## What is being asked
The entries below are to be transcribed in full, without their images.

[Begin]

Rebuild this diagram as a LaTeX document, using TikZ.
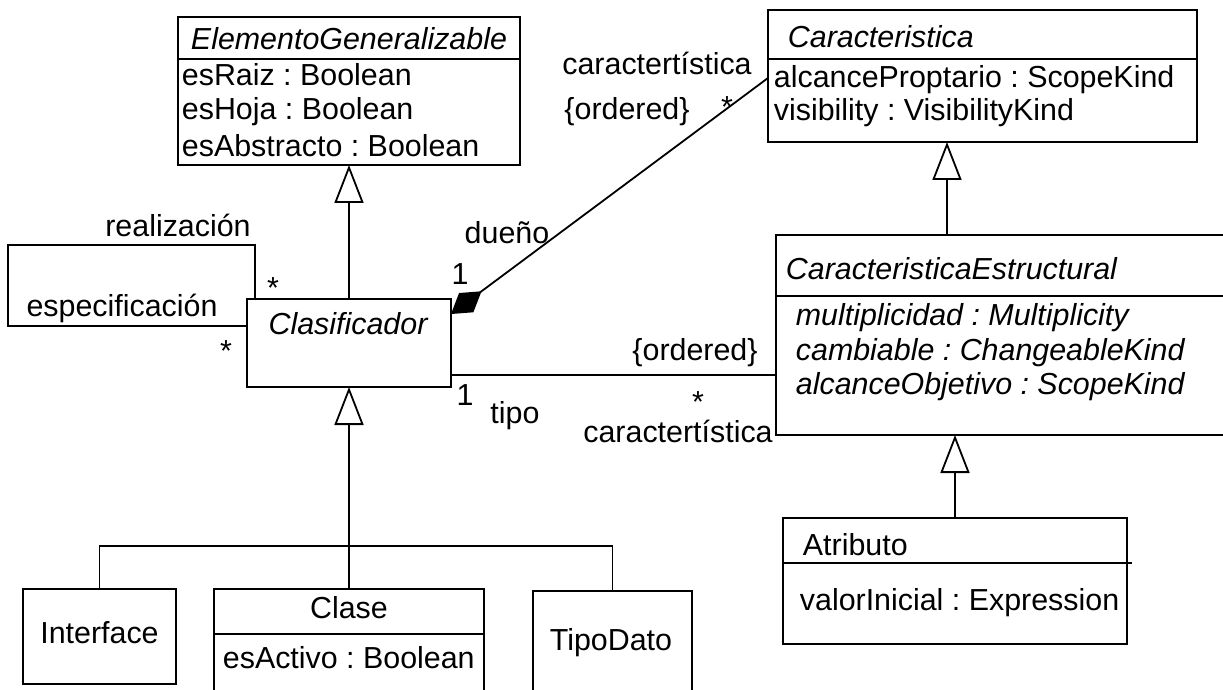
\documentclass[tikz,border=0pt]{standalone}
\usepackage{fontspec}
\setmainfont{Liberation Sans}
\usetikzlibrary{arrows.meta}

\tikzset{
  cls/.style={draw, rectangle, inner sep=0pt, outer sep=0pt},
  txt/.style={inner sep=0pt, anchor=base, font=\fontsize{15.2}{18}\selectfont},
  gen/.style={-{Triangle[open, length=19pt, width=14.5pt]}},
  comp/.style={-{Diamond[length=19pt, width=12pt]}},
}

\begin{document}
\frenchspacing
\begin{tikzpicture}[x=0.5pt, y=-0.5pt, line width=0.9pt]
\useasboundingbox (0,0) rectangle (1223,690);
\clip (0,0) rectangle (1223,690);

\node [cls, minimum width=171pt, minimum height=74pt] (v1) at (349,91) {};
\node [cls, minimum width=214.5pt, minimum height=66pt] (v2) at (982.5,76) {};
\node [cls, minimum width=102pt, minimum height=44pt] (v3) at (349,343) {};
\node [cls, minimum width=227pt, minimum height=100pt] (v4) at (1003,335) {};
\node [cls, minimum width=172pt, minimum height=63pt] (v5) at (955,581) {};
\node [cls, minimum width=76.5pt, minimum height=47.5pt] (v6) at (99.5,636.5) {};
\node [cls, minimum width=135pt, minimum height=65.5pt] (v7) at (349,654.5) {};
\node [cls, minimum width=79.5pt, minimum height=64.5pt] (v8) at (612.5,655.5) {};
\draw  (v1.west |- 0,59) -- (v1.east |- 0,59);
\draw  (v2.west |- 0,59) -- (v2.east |- 0,59);
\draw  (v4.west |- 0,296) -- (v4.east |- 0,296);
\draw  (v5.west |- 0,563) -- (1132,563);
\draw  (v7.west |- 0,634) -- (v7.east |- 0,634);

\node [txt] (t1) at (349,50) {\itshape ElementoGeneralizable};
\node [txt, anchor=base west] (t2) at (181,86) {esRaiz : Boolean};
\node [txt, anchor=base west] (t3) at (181,120) {esHoja : Boolean};
\node [txt, anchor=base west] (t4) at (181,157) {esAbstracto : Boolean};
\node [txt, anchor=base west] (t5) at (787,48) {\itshape Caracteristica};
\node [txt, anchor=base west] (t6) at (773,88) {alcanceProptario : ScopeKind};
\node [txt, anchor=base west] (t7) at (773,121) {visibility : VisibilityKind};
\node [txt] (t8) at (348,335) {\itshape Clasificador};
\node [txt, anchor=base west] (t9) at (785,280) {\itshape CaracteristicaEstructural};
\node [txt, anchor=base west] (t10) at (795,326) {\itshape multiplicidad : Multiplicity};
\node [txt, anchor=base west] (t11) at (795,360) {\itshape cambiable : ChangeableKind};
\node [txt, anchor=base west] (t12) at (795,394) {\itshape alcanceObjetivo : ScopeKind};
\node [txt, anchor=base west] (t13) at (802,555) {Atributo};
\node [txt, anchor=base west] (t14) at (799,610) {valorInicial : Expression};
\node [txt] (t15) at (99.5,643) {Interface};
\node [txt] (t16) at (349,618) {Clase};
\node [txt, anchor=base west] (t17) at (222,668) {esActivo : Boolean};
\node [txt] (t18) at (611,650) {TipoDato};

\node [txt] (l1) at (178,237) {realización};
\node [txt] (l2) at (273,299) {*};
\node [txt] (l3) at (122,317) {especificación};
\node [txt] (l4) at (226,362) {*};
\node [txt] (l5) at (507,243) {dueño};
\node [txt] (l6) at (460,285) {1};
\node [txt] (l7) at (695,360) {\{ordered\}};
\node [txt] (l8) at (465,405) {1};
\node [txt] (l9) at (515,423) {tipo};
\node [txt] (l10) at (698,413) {*};
\node [txt] (l11) at (678,442) {caractertística};
\node [txt] (l12) at (657,75) {caractertística};
\node [txt] (l13) at (627,120) {\{ordered\}};
\node [txt] (l14) at (727,118) {*};

\coordinate (c1) at (8,245);
\coordinate (c2) at (947,0);
\coordinate (c3) at (349,546);
\draw  ([xshift=4pt]v3.north west) |- (c1) |- (v3.west |- 0,326);
\draw [gen] (v3) -- (v1);
\draw [gen] (v7) -- (v3);
\draw [gen] (v5.north) -- (v5.north |- v4.south);
\draw [gen] (v4.north -| c2) -- (v2.south -| c2);
\draw  (v6.north) |- (c3) -| (v8.north);
\draw  (v3.east |- 0,375) -- (v4.west |- 0,375);
\draw [comp] (v2.west |- 0,78) -- (v3.east |- 0,314);
\end{tikzpicture}
\end{document}
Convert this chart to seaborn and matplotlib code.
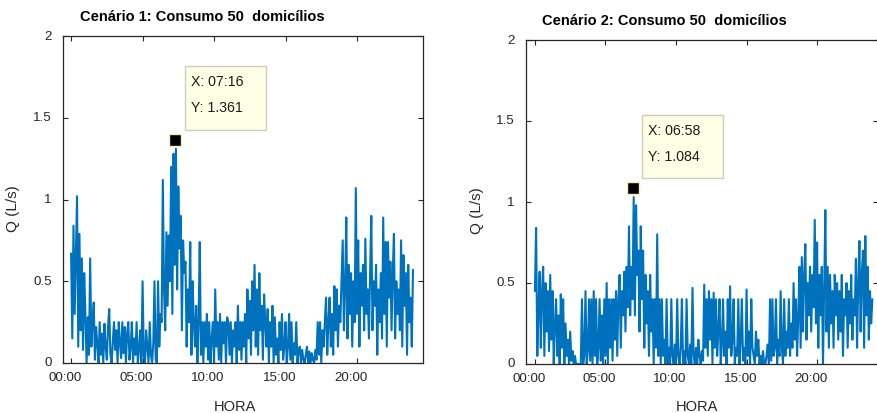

[End]

## Task solution
Rebuild this diagram as a LaTeX document, using TikZ.
\documentclass[tikz,border=0pt]{standalone}
\usepackage{fontspec}
\setmainfont{Liberation Sans}
\usetikzlibrary{arrows.meta}

\tikzset{
  cls/.style={draw, rectangle, inner sep=0pt, outer sep=0pt},
  txt/.style={inner sep=0pt, anchor=base, font=\fontsize{15.2}{18}\selectfont},
  gen/.style={-{Triangle[open, length=19pt, width=14.5pt]}},
  comp/.style={-{Diamond[length=19pt, width=12pt]}},
}

\begin{document}
\frenchspacing
\begin{tikzpicture}[x=0.5pt, y=-0.5pt, line width=0.9pt]
\useasboundingbox (0,0) rectangle (1223,690);
\clip (0,0) rectangle (1223,690);

\node [cls, minimum width=171pt, minimum height=74pt] (v1) at (349,91) {};
\node [cls, minimum width=214.5pt, minimum height=66pt] (v2) at (982.5,76) {};
\node [cls, minimum width=102pt, minimum height=44pt] (v3) at (349,343) {};
\node [cls, minimum width=227pt, minimum height=100pt] (v4) at (1003,335) {};
\node [cls, minimum width=172pt, minimum height=63pt] (v5) at (955,581) {};
\node [cls, minimum width=76.5pt, minimum height=47.5pt] (v6) at (99.5,636.5) {};
\node [cls, minimum width=135pt, minimum height=65.5pt] (v7) at (349,654.5) {};
\node [cls, minimum width=79.5pt, minimum height=64.5pt] (v8) at (612.5,655.5) {};
\draw  (v1.west |- 0,59) -- (v1.east |- 0,59);
\draw  (v2.west |- 0,59) -- (v2.east |- 0,59);
\draw  (v4.west |- 0,296) -- (v4.east |- 0,296);
\draw  (v5.west |- 0,563) -- (1132,563);
\draw  (v7.west |- 0,634) -- (v7.east |- 0,634);

\node [txt] (t1) at (349,50) {\itshape ElementoGeneralizable};
\node [txt, anchor=base west] (t2) at (181,86) {esRaiz : Boolean};
\node [txt, anchor=base west] (t3) at (181,120) {esHoja : Boolean};
\node [txt, anchor=base west] (t4) at (181,157) {esAbstracto : Boolean};
\node [txt, anchor=base west] (t5) at (787,48) {\itshape Caracteristica};
\node [txt, anchor=base west] (t6) at (773,88) {alcanceProptario : ScopeKind};
\node [txt, anchor=base west] (t7) at (773,121) {visibility : VisibilityKind};
\node [txt] (t8) at (348,335) {\itshape Clasificador};
\node [txt, anchor=base west] (t9) at (785,280) {\itshape CaracteristicaEstructural};
\node [txt, anchor=base west] (t10) at (795,326) {\itshape multiplicidad : Multiplicity};
\node [txt, anchor=base west] (t11) at (795,360) {\itshape cambiable : ChangeableKind};
\node [txt, anchor=base west] (t12) at (795,394) {\itshape alcanceObjetivo : ScopeKind};
\node [txt, anchor=base west] (t13) at (802,555) {Atributo};
\node [txt, anchor=base west] (t14) at (799,610) {valorInicial : Expression};
\node [txt] (t15) at (99.5,643) {Interface};
\node [txt] (t16) at (349,618) {Clase};
\node [txt, anchor=base west] (t17) at (222,668) {esActivo : Boolean};
\node [txt] (t18) at (611,650) {TipoDato};

\node [txt] (l1) at (178,237) {realización};
\node [txt] (l2) at (273,299) {*};
\node [txt] (l3) at (122,317) {especificación};
\node [txt] (l4) at (226,362) {*};
\node [txt] (l5) at (507,243) {dueño};
\node [txt] (l6) at (460,285) {1};
\node [txt] (l7) at (695,360) {\{ordered\}};
\node [txt] (l8) at (465,405) {1};
\node [txt] (l9) at (515,423) {tipo};
\node [txt] (l10) at (698,413) {*};
\node [txt] (l11) at (678,442) {caractertística};
\node [txt] (l12) at (657,75) {caractertística};
\node [txt] (l13) at (627,120) {\{ordered\}};
\node [txt] (l14) at (727,118) {*};

\coordinate (c1) at (8,245);
\coordinate (c2) at (947,0);
\coordinate (c3) at (349,546);
\draw  ([xshift=4pt]v3.north west) |- (c1) |- (v3.west |- 0,326);
\draw [gen] (v3) -- (v1);
\draw [gen] (v7) -- (v3);
\draw [gen] (v5.north) -- (v5.north |- v4.south);
\draw [gen] (v4.north -| c2) -- (v2.south -| c2);
\draw  (v6.north) |- (c3) -| (v8.north);
\draw  (v3.east |- 0,375) -- (v4.west |- 0,375);
\draw [comp] (v2.west |- 0,78) -- (v3.east |- 0,314);
\end{tikzpicture}
\end{document}
Convert this chart to seaborn and matplotlib code.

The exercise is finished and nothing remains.